DATASET RECORDS:
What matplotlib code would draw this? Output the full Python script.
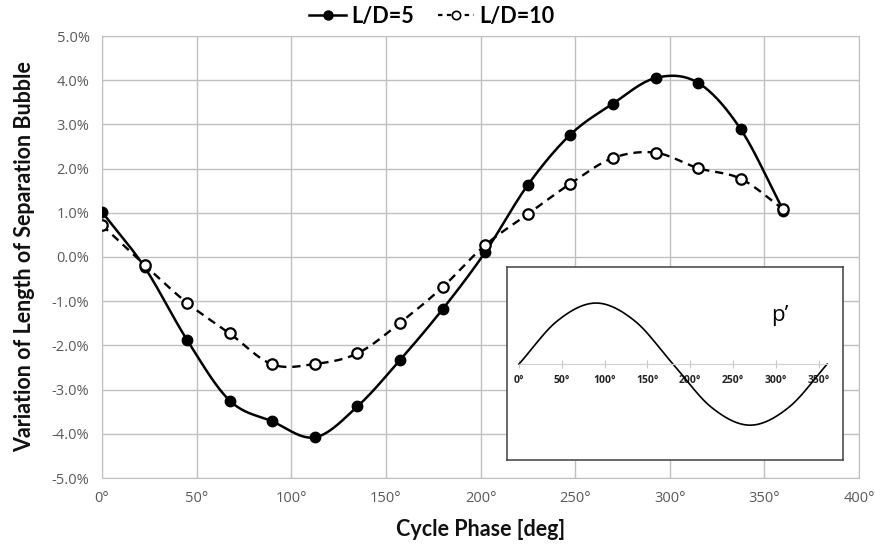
import numpy as np
import matplotlib
matplotlib.use('Agg')
from matplotlib import pyplot as plt
from matplotlib.ticker import FuncFormatter, MultipleLocator

# cycle phase of the samples [deg]
phase = [0, 22.5, 45, 67.5, 90, 112.5, 135, 157.5, 180,
         202.5, 225, 247.5, 270, 292.5, 315, 337.5, 360]

# variation of bubble length [%]
ld5 = [1.02, -0.23, -1.88, -3.25, -3.72, -4.08, -3.38, -2.33, -1.18,
       0.11, 1.63, 2.77, 3.47, 4.05, 3.94, 2.89, 1.05]
ld10 = [0.72, -0.18, -1.04, -1.73, -2.43, -2.42, -2.18, -1.49, -0.68,
        0.27, 0.97, 1.66, 2.24, 2.36, 2.01, 1.77, 1.08]

series_labels = ['L/D=5', 'L/D=10']

# pressure fluctuation sketch in the inset (normalised)
p_phase = [0, 45, 90, 135, 180, 225, 270, 315, 360]
p_values = [0.0, 0.71, 1.0, 0.71, 0.0, -0.71, -1.0, -0.71, 0.0]

x_ticks = [0, 50, 100, 150, 200, 250, 300, 350, 400]
inset_ticks = [0, 50, 100, 150, 200, 250, 300, 350]


def smooth(x, y, n=20):
    # Catmull-Rom curve through the points, like Excel's smoothed line
    x = np.asarray(x, float)
    y = np.asarray(y, float)
    px = np.concatenate([[2 * x[0] - x[1]], x, [2 * x[-1] - x[-2]]])
    py = np.concatenate([[2 * y[0] - y[1]], y, [2 * y[-1] - y[-2]]])
    t = np.linspace(0, 1, n, endpoint=False)
    xs, ys = [], []
    for i in range(1, len(px) - 2):
        for p, out in ((px, xs), (py, ys)):
            p0, p1, p2, p3 = p[i - 1], p[i], p[i + 1], p[i + 2]
            out.append(0.5 * (2 * p1 + (-p0 + p2) * t
                              + (2 * p0 - 5 * p1 + 4 * p2 - p3) * t ** 2
                              + (-p0 + 3 * p1 - 3 * p2 + p3) * t ** 3))
    xs.append([x[-1]])
    ys.append([y[-1]])
    return np.concatenate(xs), np.concatenate(ys)


grid_c = '#c0c0c0'
tick_c = '#595959'

fig = plt.figure(figsize=(8.75, 5.51), dpi=100)
ax = fig.add_axes([102 / 875, 1 - 478 / 551, 757 / 875, 442 / 551])

sx, sy = smooth(phase, ld5)
ax.plot(sx, sy, color='black', lw=1.8, zorder=3)
ax.plot(phase, ld5, 'o', color='black', ms=7.5, zorder=4)
h5, = ax.plot([], [], '-o', color='black', lw=1.8, ms=6.5, label=series_labels[0])

sx, sy = smooth(phase, ld10)
ax.plot(sx, sy, color='black', lw=1.7, ls=(0, (3.5, 2.5)), zorder=3)
ax.plot(phase, ld10, 'o', mfc='white', mec='black', mew=1.6, ms=7.5, zorder=4)
h10, = ax.plot([], [], 'o', ls=(0, (2, 2)), color='black', lw=1.6, mfc='white',
               mec='black', mew=1.2, ms=6, label=series_labels[1])

ax.set_xlim(0, 400)
ax.set_ylim(-5, 5)
ax.set_xticks(x_ticks)
ax.yaxis.set_major_locator(MultipleLocator(1))
ax.xaxis.set_major_formatter(FuncFormatter(lambda v, p: f'{v:.0f}°'))
ax.yaxis.set_major_formatter(FuncFormatter(lambda v, p: f'{v:.1f}%'))
ax.grid(True, color=grid_c, lw=1)
ax.tick_params(length=0, pad=9, labelsize=10.5, labelcolor=tick_c)
for lbl in ax.get_xticklabels() + ax.get_yticklabels():
    lbl.set_fontfamily('Open Sans')
for s in ax.spines.values():
    s.set_color(grid_c)

ax.set_xlabel('Cycle Phase [deg]', fontsize=15.5, fontweight='bold', family='Lato',
              labelpad=10, color='#111111')
ax.set_ylabel('Variation of Length of Separation Bubble', fontsize=15.5, fontweight='bold',
              family='Lato', labelpad=12, color='#111111')

fig.legend(handles=[h5, h10], loc='center', bbox_to_anchor=(432 / 875, 1 - 16 / 551), ncol=2,
           frameon=False, handlelength=1.7, columnspacing=1.1, handletextpad=0.25,
           prop={'family': 'Lato', 'weight': 'bold', 'size': 15.5})

# inset with the pressure signal
box = fig.add_axes([507 / 875, 1 - 460 / 551, 336 / 875, 193 / 551])
box.set_xticks([])
box.set_yticks([])
for s in box.spines.values():
    s.set_color('#404040')
    s.set_linewidth(1.1)

ins = fig.add_axes([507 / 875, 1 - 460 / 551, 336 / 875, 193 / 551])
ins.patch.set_visible(False)
px_, py_ = smooth(p_phase, p_values)
ins.plot(px_, py_, color='black', lw=1.2)
ins.set_xlim(-14, 378.5)
ins.set_ylim(-1.57, 1.59)
for k in ('left', 'right', 'top'):
    ins.spines[k].set_visible(False)
ins.spines['bottom'].set_position(('data', 0))
ins.spines['bottom'].set_bounds(0, 360)
ins.spines['bottom'].set_color('#d0d0d0')
ins.set_yticks([])
ins.set_xticks(inset_ticks)
ins.xaxis.set_major_formatter(FuncFormatter(lambda v, p: f'{v:.0f}°'))
ins.tick_params(axis='x', direction='inout', length=6, color='#c8c8c8', pad=5,
                labelsize=7.5, labelcolor='#222222')
for lbl in ins.get_xticklabels():
    lbl.set_fontweight('bold')
    lbl.set_fontfamily('Open Sans')
ins.text(295, 0.8, 'p’', fontsize=16, family='Open Sans', va='center')

fig.savefig('out.png', dpi=100)
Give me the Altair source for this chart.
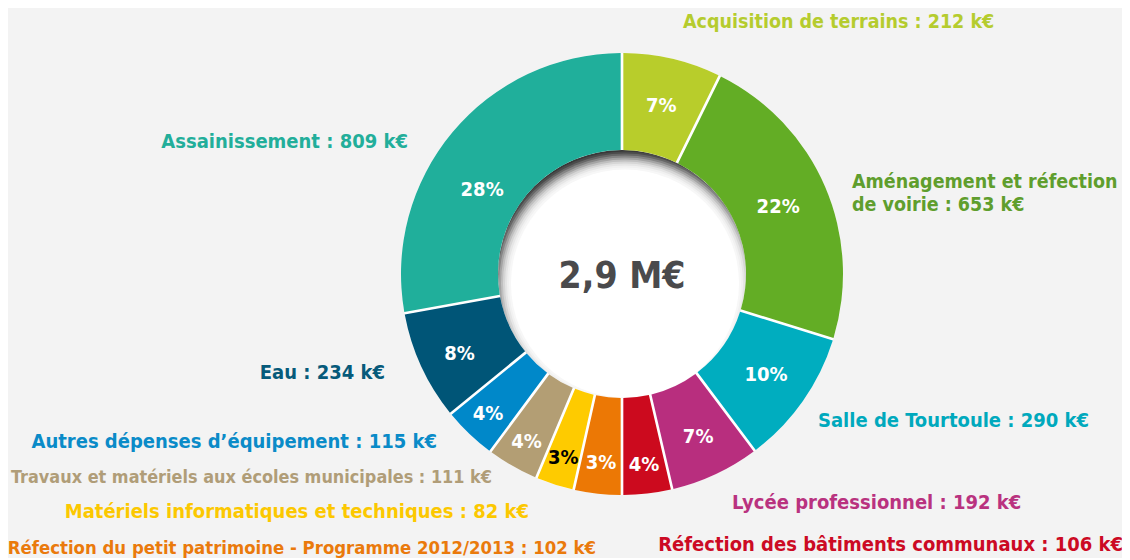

WRITTEN TASK: Every line from the start of the listing above through the line with "series_labels = ['L/D=5', 'L/D=10']" should be repeated exactly; skip the pictures and add nothing else.

EXERCISE RESPONSE:
What matplotlib code would draw this? Output the full Python script.
import numpy as np
import matplotlib
matplotlib.use('Agg')
from matplotlib import pyplot as plt
from matplotlib.ticker import FuncFormatter, MultipleLocator

# cycle phase of the samples [deg]
phase = [0, 22.5, 45, 67.5, 90, 112.5, 135, 157.5, 180,
         202.5, 225, 247.5, 270, 292.5, 315, 337.5, 360]

# variation of bubble length [%]
ld5 = [1.02, -0.23, -1.88, -3.25, -3.72, -4.08, -3.38, -2.33, -1.18,
       0.11, 1.63, 2.77, 3.47, 4.05, 3.94, 2.89, 1.05]
ld10 = [0.72, -0.18, -1.04, -1.73, -2.43, -2.42, -2.18, -1.49, -0.68,
        0.27, 0.97, 1.66, 2.24, 2.36, 2.01, 1.77, 1.08]

series_labels = ['L/D=5', 'L/D=10']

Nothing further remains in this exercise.